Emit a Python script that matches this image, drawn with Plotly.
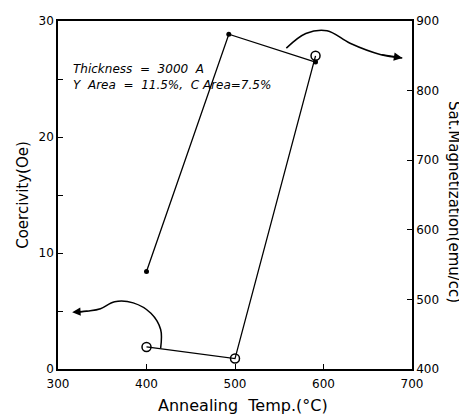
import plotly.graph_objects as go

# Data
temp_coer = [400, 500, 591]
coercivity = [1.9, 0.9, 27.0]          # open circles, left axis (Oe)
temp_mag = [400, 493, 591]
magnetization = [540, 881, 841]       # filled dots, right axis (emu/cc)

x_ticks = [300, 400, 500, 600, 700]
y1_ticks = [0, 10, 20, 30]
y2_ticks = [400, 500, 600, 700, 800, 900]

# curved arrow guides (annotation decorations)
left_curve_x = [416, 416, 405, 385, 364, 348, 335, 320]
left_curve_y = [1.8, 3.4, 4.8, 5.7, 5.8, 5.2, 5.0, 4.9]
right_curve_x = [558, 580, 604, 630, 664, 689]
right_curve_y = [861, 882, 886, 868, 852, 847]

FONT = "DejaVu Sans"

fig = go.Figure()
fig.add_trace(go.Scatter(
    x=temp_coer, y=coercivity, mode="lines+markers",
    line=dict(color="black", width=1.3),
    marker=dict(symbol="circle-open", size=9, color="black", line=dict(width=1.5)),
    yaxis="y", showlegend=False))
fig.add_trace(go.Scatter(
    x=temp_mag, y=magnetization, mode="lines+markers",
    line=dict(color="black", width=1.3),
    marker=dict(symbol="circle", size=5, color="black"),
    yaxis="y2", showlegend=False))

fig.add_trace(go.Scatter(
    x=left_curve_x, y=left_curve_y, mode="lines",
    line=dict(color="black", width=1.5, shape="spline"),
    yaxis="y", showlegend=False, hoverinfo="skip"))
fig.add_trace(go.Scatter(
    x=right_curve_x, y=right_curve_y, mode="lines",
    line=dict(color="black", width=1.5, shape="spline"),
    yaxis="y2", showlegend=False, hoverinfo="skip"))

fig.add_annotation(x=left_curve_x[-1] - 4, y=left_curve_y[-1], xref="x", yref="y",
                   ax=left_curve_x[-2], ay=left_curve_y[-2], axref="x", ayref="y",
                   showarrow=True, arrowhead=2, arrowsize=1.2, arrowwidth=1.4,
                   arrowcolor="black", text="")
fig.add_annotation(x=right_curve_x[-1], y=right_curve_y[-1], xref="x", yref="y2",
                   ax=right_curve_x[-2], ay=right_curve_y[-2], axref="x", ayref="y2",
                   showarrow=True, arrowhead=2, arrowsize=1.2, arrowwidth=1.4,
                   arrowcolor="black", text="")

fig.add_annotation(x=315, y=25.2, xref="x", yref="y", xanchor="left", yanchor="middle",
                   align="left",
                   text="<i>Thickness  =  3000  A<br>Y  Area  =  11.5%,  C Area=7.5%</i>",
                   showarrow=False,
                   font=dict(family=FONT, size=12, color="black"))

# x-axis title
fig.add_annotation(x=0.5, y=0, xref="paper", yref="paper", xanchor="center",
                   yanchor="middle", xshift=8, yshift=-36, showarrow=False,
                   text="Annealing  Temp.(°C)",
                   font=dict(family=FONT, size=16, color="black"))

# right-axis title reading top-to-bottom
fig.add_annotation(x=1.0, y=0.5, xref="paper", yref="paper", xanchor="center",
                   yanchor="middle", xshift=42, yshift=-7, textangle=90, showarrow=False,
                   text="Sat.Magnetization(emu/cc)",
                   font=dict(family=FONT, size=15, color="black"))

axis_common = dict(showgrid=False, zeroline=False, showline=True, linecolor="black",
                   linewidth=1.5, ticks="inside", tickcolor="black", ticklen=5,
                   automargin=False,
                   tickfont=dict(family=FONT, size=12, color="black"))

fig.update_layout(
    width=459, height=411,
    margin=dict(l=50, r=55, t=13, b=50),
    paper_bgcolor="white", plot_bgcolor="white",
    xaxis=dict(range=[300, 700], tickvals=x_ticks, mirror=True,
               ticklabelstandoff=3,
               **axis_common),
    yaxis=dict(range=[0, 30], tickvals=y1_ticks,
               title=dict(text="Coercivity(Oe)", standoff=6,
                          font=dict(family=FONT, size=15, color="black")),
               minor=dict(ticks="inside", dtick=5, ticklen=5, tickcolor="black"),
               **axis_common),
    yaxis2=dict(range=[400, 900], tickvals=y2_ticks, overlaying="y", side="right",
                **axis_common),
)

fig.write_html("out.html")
====
Your task is to reproduce all of the material exactly. The pictures stay out.

Emit a Python script that matches this image, drawn with Plotly.
import plotly.graph_objects as go

# Data
temp_coer = [400, 500, 591]
coercivity = [1.9, 0.9, 27.0]          # open circles, left axis (Oe)
temp_mag = [400, 493, 591]
magnetization = [540, 881, 841]       # filled dots, right axis (emu/cc)

x_ticks = [300, 400, 500, 600, 700]
y1_ticks = [0, 10, 20, 30]
y2_ticks = [400, 500, 600, 700, 800, 900]

# curved arrow guides (annotation decorations)
left_curve_x = [416, 416, 405, 385, 364, 348, 335, 320]
left_curve_y = [1.8, 3.4, 4.8, 5.7, 5.8, 5.2, 5.0, 4.9]
right_curve_x = [558, 580, 604, 630, 664, 689]
right_curve_y = [861, 882, 886, 868, 852, 847]

FONT = "DejaVu Sans"

fig = go.Figure()
fig.add_trace(go.Scatter(
    x=temp_coer, y=coercivity, mode="lines+markers",
    line=dict(color="black", width=1.3),
    marker=dict(symbol="circle-open", size=9, color="black", line=dict(width=1.5)),
    yaxis="y", showlegend=False))
fig.add_trace(go.Scatter(
    x=temp_mag, y=magnetization, mode="lines+markers",
    line=dict(color="black", width=1.3),
    marker=dict(symbol="circle", size=5, color="black"),
    yaxis="y2", showlegend=False))

fig.add_trace(go.Scatter(
    x=left_curve_x, y=left_curve_y, mode="lines",
    line=dict(color="black", width=1.5, shape="spline"),
    yaxis="y", showlegend=False, hoverinfo="skip"))
fig.add_trace(go.Scatter(
    x=right_curve_x, y=right_curve_y, mode="lines",
    line=dict(color="black", width=1.5, shape="spline"),
    yaxis="y2", showlegend=False, hoverinfo="skip"))

fig.add_annotation(x=left_curve_x[-1] - 4, y=left_curve_y[-1], xref="x", yref="y",
                   ax=left_curve_x[-2], ay=left_curve_y[-2], axref="x", ayref="y",
                   showarrow=True, arrowhead=2, arrowsize=1.2, arrowwidth=1.4,
                   arrowcolor="black", text="")
fig.add_annotation(x=right_curve_x[-1], y=right_curve_y[-1], xref="x", yref="y2",
                   ax=right_curve_x[-2], ay=right_curve_y[-2], axref="x", ayref="y2",
                   showarrow=True, arrowhead=2, arrowsize=1.2, arrowwidth=1.4,
                   arrowcolor="black", text="")

fig.add_annotation(x=315, y=25.2, xref="x", yref="y", xanchor="left", yanchor="middle",
                   align="left",
                   text="<i>Thickness  =  3000  A<br>Y  Area  =  11.5%,  C Area=7.5%</i>",
                   showarrow=False,
                   font=dict(family=FONT, size=12, color="black"))

# x-axis title
fig.add_annotation(x=0.5, y=0, xref="paper", yref="paper", xanchor="center",
                   yanchor="middle", xshift=8, yshift=-36, showarrow=False,
                   text="Annealing  Temp.(°C)",
                   font=dict(family=FONT, size=16, color="black"))

# right-axis title reading top-to-bottom
fig.add_annotation(x=1.0, y=0.5, xref="paper", yref="paper", xanchor="center",
                   yanchor="middle", xshift=42, yshift=-7, textangle=90, showarrow=False,
                   text="Sat.Magnetization(emu/cc)",
                   font=dict(family=FONT, size=15, color="black"))

axis_common = dict(showgrid=False, zeroline=False, showline=True, linecolor="black",
                   linewidth=1.5, ticks="inside", tickcolor="black", ticklen=5,
                   automargin=False,
                   tickfont=dict(family=FONT, size=12, color="black"))

fig.update_layout(
    width=459, height=411,
    margin=dict(l=50, r=55, t=13, b=50),
    paper_bgcolor="white", plot_bgcolor="white",
    xaxis=dict(range=[300, 700], tickvals=x_ticks, mirror=True,
               ticklabelstandoff=3,
               **axis_common),
    yaxis=dict(range=[0, 30], tickvals=y1_ticks,
               title=dict(text="Coercivity(Oe)", standoff=6,
                          font=dict(family=FONT, size=15, color="black")),
               minor=dict(ticks="inside", dtick=5, ticklen=5, tickcolor="black"),
               **axis_common),
    yaxis2=dict(range=[400, 900], tickvals=y2_ticks, overlaying="y", side="right",
                **axis_common),
)

fig.write_html("out.html")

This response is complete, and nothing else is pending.